RIKEN Brain Science Institute, Wako City, Japan

Identifying assembly participation by combining local and mesoscopic measures of brain dynamics
Monday, January 11, 2010
11:00 h sharp
Lecture hall, ground floor
BCCN Building
Hansastr. 9a
A common hypothesis concerning the strategies of information coding employed by cortical networks involves the propagation of activity through synchronously firing groups of neurons, termed assemblies. Despite the inherent undersampling of brain dynamics, a growing body of experimental studies indirectly substantiates the assembly idea with findings of significant synchronous spiking activity that relates to behavior. Independently thereof, a signal measured directly at the population level, like the local field potential (LFP), typically exhibits temporally structured oscillations commonly interpreted as correlated network activity.

Recently, we demonstrated that the precision of spike-LFP locking is influenced by the LFP oscillation magnitude. Moreover, we established that Unitary Events (UEs, significant spike coincidences) exhibit an exceptionally strong locking to the LFP that cannot be explained by the locking of the individual neurons. Such UEs are a mixture of chance coincidences and excess coincidences stemming from the repeated, precise activation of an assembly. Here, we disentangle the two contributions based by integrating our previous results on LFP phase and amplitude.
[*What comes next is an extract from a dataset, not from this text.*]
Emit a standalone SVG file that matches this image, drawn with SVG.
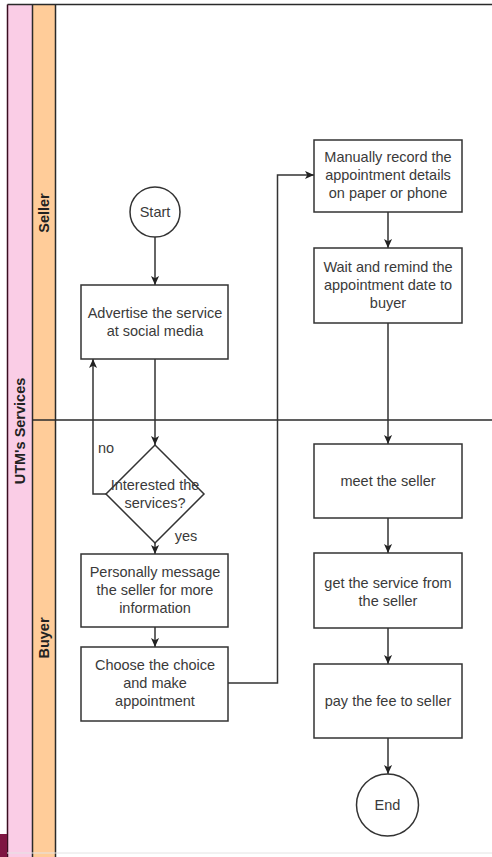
<svg xmlns="http://www.w3.org/2000/svg" width="492" height="857" viewBox="0 0 492 857">
<style>
.lane{stroke:#2a2a2a;stroke-width:1.5}
.box{fill:#fff;stroke:#333;stroke-width:1.5}
.t{font-family:"Liberation Sans",Arial,sans-serif;font-size:14.5px;fill:#3a3a3a;text-anchor:middle}
.lbl{font-family:"Liberation Sans",Arial,sans-serif;font-size:14.5px;font-weight:bold;fill:#222;text-anchor:middle}
.c{fill:none;stroke:#333;stroke-width:1.5}
</style>
<defs>
<marker id="arr" viewBox="0 0 10 10" refX="10" refY="5" markerWidth="9" markerHeight="9" markerUnits="userSpaceOnUse" orient="auto">
<path d="M0,0.5 L10,5 L0,9.5 L2.5,5 Z" fill="#222"/>
</marker>
</defs>
<rect x="0" y="0" width="492" height="857" fill="#fff"/>
<g id="pool">
<rect x="7.5" y="4.5" width="25" height="853" fill="#FACDE6"/>
<rect x="32.5" y="4.5" width="23" height="853" fill="#FFCC99"/>
<line class="lane" x1="7.5" y1="4.5" x2="492" y2="4.5"/>
<line x1="7.5" y1="4.5" x2="7.5" y2="857" stroke="#3a0e20" stroke-width="1.5"/>
<line class="lane" x1="32.5" y1="4.5" x2="32.5" y2="857"/>
<line class="lane" x1="55.5" y1="4.5" x2="55.5" y2="857"/>
<line class="lane" x1="32.5" y1="420" x2="492" y2="420"/>
<line x1="0" y1="853" x2="492" y2="853" stroke="#e4e4e4" stroke-width="1"/>
<rect x="0" y="834" width="7" height="23" fill="#7E1542"/>
<text class="lbl" transform="translate(25,431) rotate(-90)">UTM's Services</text>
<text class="lbl" transform="translate(49,213) rotate(-90)">Seller</text>
<text class="lbl" transform="translate(49,638) rotate(-90)">Buyer</text>
</g>
<g id="connectors">
<path class="c" d="M155,237 V285" marker-end="url(#arr)"/>
<path class="c" d="M155,359 V445" marker-end="url(#arr)"/>
<path class="c" d="M106,494 H93 V359" marker-end="url(#arr)"/>
<path class="c" d="M155,543 V554" marker-end="url(#arr)"/>
<path class="c" d="M155,627 V647" marker-end="url(#arr)"/>
<path class="c" d="M228,683 H277.5 V175 H314" marker-end="url(#arr)"/>
<path class="c" d="M388,212 V248" marker-end="url(#arr)"/>
<path class="c" d="M388,323 V444" marker-end="url(#arr)"/>
<path class="c" d="M388,518 V553" marker-end="url(#arr)"/>
<path class="c" d="M388,628 V664" marker-end="url(#arr)"/>
<path class="c" d="M388,738 V774" marker-end="url(#arr)"/>
<text class="t" x="106" y="453">no</text>
<text class="t" x="186" y="541">yes</text>
</g>
<g id="start">
<circle class="box" cx="155" cy="212" r="25"/>
<text class="t" x="155" y="217">Start</text>
</g>
<g id="advertise">
<rect class="box" x="81" y="285" width="147" height="74"/>
<text class="t" x="155" y="318">Advertise the service</text>
<text class="t" x="155" y="336">at social media</text>
</g>
<g id="decision">
<polygon class="box" points="155,445 204,494 155,543 106,494"/>
<text class="t" x="155" y="490">Interested the</text>
<text class="t" x="155" y="508">services?</text>
</g>
<g id="message">
<rect class="box" x="81" y="554" width="147" height="73"/>
<text class="t" x="155" y="577">Personally message</text>
<text class="t" x="155" y="595">the seller for more</text>
<text class="t" x="155" y="613">information</text>
</g>
<g id="choose">
<rect class="box" x="81" y="647" width="147" height="74"/>
<text class="t" x="155" y="670">Choose the choice</text>
<text class="t" x="155" y="688">and make</text>
<text class="t" x="155" y="706">appointment</text>
</g>
<g id="record">
<rect class="box" x="314" y="140" width="148" height="72"/>
<text class="t" x="388" y="162">Manually record the</text>
<text class="t" x="388" y="180">appointment details</text>
<text class="t" x="388" y="198">on paper or phone</text>
</g>
<g id="remind">
<rect class="box" x="314" y="248" width="148" height="75"/>
<text class="t" x="388" y="272">Wait and remind the</text>
<text class="t" x="388" y="290">appointment date to</text>
<text class="t" x="388" y="308">buyer</text>
</g>
<g id="meet">
<rect class="box" x="314" y="444" width="148" height="74"/>
<text class="t" x="388" y="486">meet the seller</text>
</g>
<g id="get">
<rect class="box" x="314" y="553" width="148" height="75"/>
<text class="t" x="388" y="588">get the service from</text>
<text class="t" x="388" y="606">the seller</text>
</g>
<g id="pay">
<rect class="box" x="314" y="664" width="148" height="74"/>
<text class="t" x="388" y="706">pay the fee to seller</text>
</g>
<g id="end">
<circle class="box" cx="387.5" cy="805" r="31"/>
<text class="t" x="387.5" y="810">End</text>
</g>
</svg>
In order to first understand how the observed levels of spike synchrony and phase locking quantitatively translate to the assembly hypothesis we formulate a conceptual model. It assumes that only part of the spiking activity is involved in assembly activations. In this framework, we demonstrate how to compute the relative contributions of assembly spikes following two conceptually different approaches. These percentages enable us to single out the spikes likely to originate from an assembly activation based on their LFP amplitude and locking characteristics. The consistency of our results encourages us that utilizing a mesoscopic mass signal subserves the detection of precise, transient synchronized spiking.
The talk is open to the public. Guests are cordially invited!